Bradley: Real: Wait for what? It is obvious Garcia has changed his tone. "Tank" Davis is 26 years old, and he is at the start of his prime years. At this point of his career, Davis, who's a two-division world titlist, should not chase anyone. Garcia has been woofing. He's calling Gervonta Davis' name, and "I want you afterwards. I keep my promises," and all this stuff. And then next thing you know, he's backpedaling. He's saying, "Whoa, whoa, whoa, whoa, wait." Now he's talking about Pacquiao. Stop. I have a problem with that.

And now Tank is like, "I thought we was going to get down. Come on." And that's the fight that everybody wants to see, is him and Garcia. But I don't see the fight happening anytime soon. So I think Tank should stay active and fight. We're going to see a guy here in a week or so, Richard Commey, he's coming back at 135. He's strong. He's a former champion at 135 pounds. You also have a guy in Masayoshi Nakatani who looked impressive against Felix Verdejo in an exciting fight -- went down several times during the fight and got up, finished strong, and actually knocked Verdejo out.
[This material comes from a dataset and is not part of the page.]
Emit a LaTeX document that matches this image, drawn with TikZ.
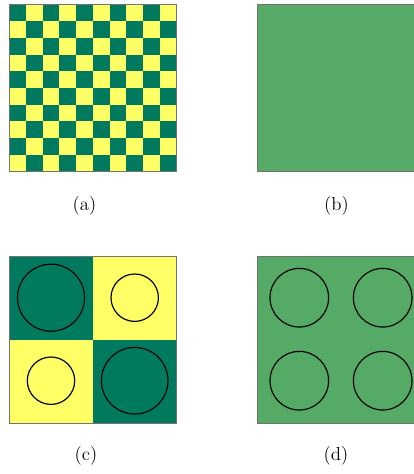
\documentclass[tikz,border=0pt]{standalone}
\usepackage{tikz}
\usetikzlibrary{positioning}
\definecolor{tiledark}{RGB}{0,122,94}
\definecolor{tilelight}{RGB}{255,255,102}
\definecolor{tilemix}{RGB}{85,170,102}
\definecolor{panelframe}{RGB}{115,115,115}

\begin{document}
\begin{tikzpicture}[x=0.637pt,y=-0.637pt]
  \useasboundingbox (0,0) rectangle (414,474);
  \clip (0,0) rectangle (414,474);
  \tikzset{frameline/.style={panelframe,line width=0.6pt},
           ring/.style={black,line width=0.75pt},
           caption/.style={font=\large}}
  % (a) fine checkerboard, 10 x 10
  \fill[tilelight] (9.3,4.5) rectangle (176.3,171.5);
  \foreach \i in {0,...,9}{
    \foreach \j in {0,...,9}{
      \pgfmathtruncatemacro\cellpar{mod(\i+\j,2)}
      \ifnum\cellpar=0
        \fill[tiledark] (9.3+16.7*\i,4.5+16.7*\j) rectangle ++(16.7,16.7);
      \fi
    }
  }
  \draw[frameline] (9.3,4.5) rectangle (176.3,171.5);
  % (b) homogenised
  \fill[tilemix] (257.7,4.5) rectangle (424.7,171.5);
  \draw[frameline] (257.7,4.5) rectangle (424.7,171.5);
  % (c) coarse checkerboard with inclusions
  \fill[tilelight] (9.3,256) rectangle (176.3,423);
  \fill[tiledark] (9.3,256) rectangle (92.8,339.5);
  \fill[tiledark] (92.8,339.5) rectangle (176.3,423);
  \draw[frameline] (9.3,256) rectangle (176.3,423);
  \foreach \cx/\cy/\rr in {51/297.7/33.5,134.7/297.7/23.7,51/380.7/23.7,134.7/380.7/33.3}{
    \draw[ring] (\cx,\cy) circle (\rr);
  }
  % (d) homogenised with inclusions
  \fill[tilemix] (257.5,256) rectangle (424.5,423);
  \draw[frameline] (257.5,256) rectangle (424.5,423);
  \foreach \cx/\cy in {299.3/297.7,382.7/297.7,299.3/380.7,382.7/380.7}{
    \draw[ring] (\cx,\cy) circle (29.3);
  }
  \node[caption] (capa) at (84.5,206) {(a)};
  \node[caption] (capb) at (336.5,206) {(b)};
  \node[caption] (capc) at (86,455.7) {(c)};
  \node[caption] (capd) at (336,455.7) {(d)};
\end{tikzpicture}
\end{document}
I wouldn't mind seeing Davis fight a guy like that, somebody that's tough, somebody that's grueling, somebody that's going to be there, and somebody that's resilient as this guy and big and tall. We haven't seen Tank fight anybody with that kind of stature, with that type of size, with that type of power and determination.

Beating Haney would be pretty good, too, for Davis' career. Haney's not unproven, he's a champion. There's so many damn belts out there, and it's messy because Haney has the "real" WBC belt but Teofimo Lopez says he's undisputed.

But what if Davis stayed out of that mess altogether? A fight with Vasiliy Lomachenko would really draw some eyes. That's a fight a lot of people would want to see -- Lomachenko vs. Tank Davis. If he wants to continue his legacy in a positive way, he should fight Lomachenko. That would be a great fight stylistically, and also, they're around the same size.

If he beats Lomachenko, there's no way you can doubt him. He's the real deal.


Real or not: Vergil Ortiz is taking too big a step in facing Maurice Hooker.

Ward: Not real. Moving a fighter at the right pace and taking a step-up fight at the right time is a very real thing. It's an art, and there are no guarantees.

Now to the matchup. Hooker has just as much and maybe even more to prove in this fight than Ortiz. He's been to the mountaintop; he's tasted the glory of being a world champion. The onus is on him to prove that he still belongs. A 15-month layoff come fight time and constant weight issues will make this task that much harder. Ortiz, on the other hand, is young and unproven against top opposition, and has only basked in the ideals of the sport. He hasn't faced real adversity ... yet. These are the matchups that can create stars or send a career into the boxing abyss. That being said, I don't think Ortiz is stepping up too fast.

Numbers don't lean in Ortiz's favor; he's boxed only 45 rounds in his professional career. Sometimes, though, the answer is not in the numbers but in what you see and what you feel when you watch an athlete compete. I believe he's ready.